| > So a 32-bit integer is the product of 32 two-state bit types. Something akin to NonZero could be defined as that type minus one state, such that there are now 4294967296 - 1 representable values. I can see a couple of problem with this approach: - you need to be able to talk about bit-level types, which contradicts the common assumption that all types are addressable, i.e. whose size and alignment is some positive integer (or zero) number of bytes; - what if you want to substract more complex set of values? For example describing a 32 bit number without all multiples of 7? And how do you encode this in the compiler in such a way that type checking remains decidable? - how do you safely and concisely express conversions and operations on these kind of types? > Similarly, pointer types on some machines always have some bits set to 0 due to hardware constraints. These can be represented in the type system as 2^64 / 2^n where 'n' is the number of bits that are not usable, resulting in something like 2^46 for typical CPUs. This would allow extra bits of state to be "packed in there". Note that this is not forward compatible, since newer CPUs can start using more bits. In fact recent CPUs started using 57 bits instead of 48 bits, so a program that packed more state in those top bits would now be broken. You should generally instead try to pack data in the least significant bits that will always be 0 due to alignment constraints. Moreover the top bits are not always 0, they are equal to the most relevant bit of the used part of the address. On Linux this just happens to always be 0 for userspace addresses (and 1 for kernel addresses) but this won't be the case on all architectures and OSes. I also wonder how you would define these types using subtraction/division types such that they are different? - the address type being 64 bits but using only the least significant 48 bits and having the top 16 bits always 0
- the address type being 64 bits but using only the least significant 48 bits and having the top 16 bits always equal to the 48th bit
- the address type being 48 bits Clearly these types are all isomorphic, but they are definitionally different and in a way that really matters to the hardware. |
This would work best in a high level language where the specific bit layout of struct types is not defined (by default). Rust is one such language, but this would also work with .NET and JVM languages.

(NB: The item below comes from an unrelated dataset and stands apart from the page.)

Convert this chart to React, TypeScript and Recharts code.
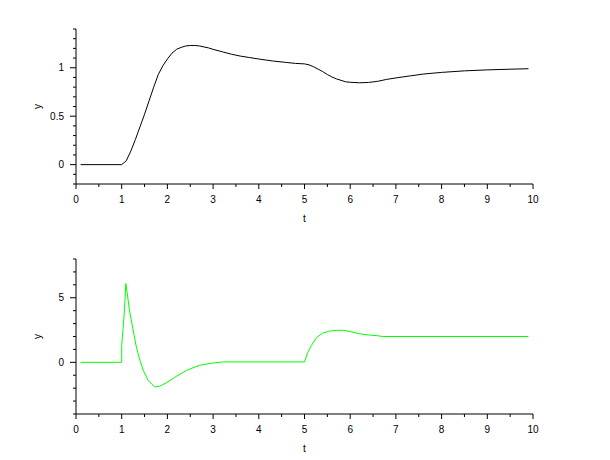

One approach is that integers are represented as A < ( x < S + O ) < B. This would allow ranges, powers of two, “NonZero”, offsets, and the like the be represented in the lowest levels of the type system. Additionally, the high level type system could also keep an additional list of specific numbers that are excluded.
Pointer types could be internally represented as ordinary integers, or aligned non-null pointers on some architectures would be “0 < x << 3”.
This could have no effect on the emitted code, but the compiler would be free to utilise the spare low bits or the non-zero value if it chose to do so. Rust does this in a few hard-coded scenarios, but a more complete type model would allow more flexibility. I.e.: it could pack the enum discriminator and the value in there if the enum has only pointer types as values.
Conversely, the high level language can use this for type checks to give better error messages.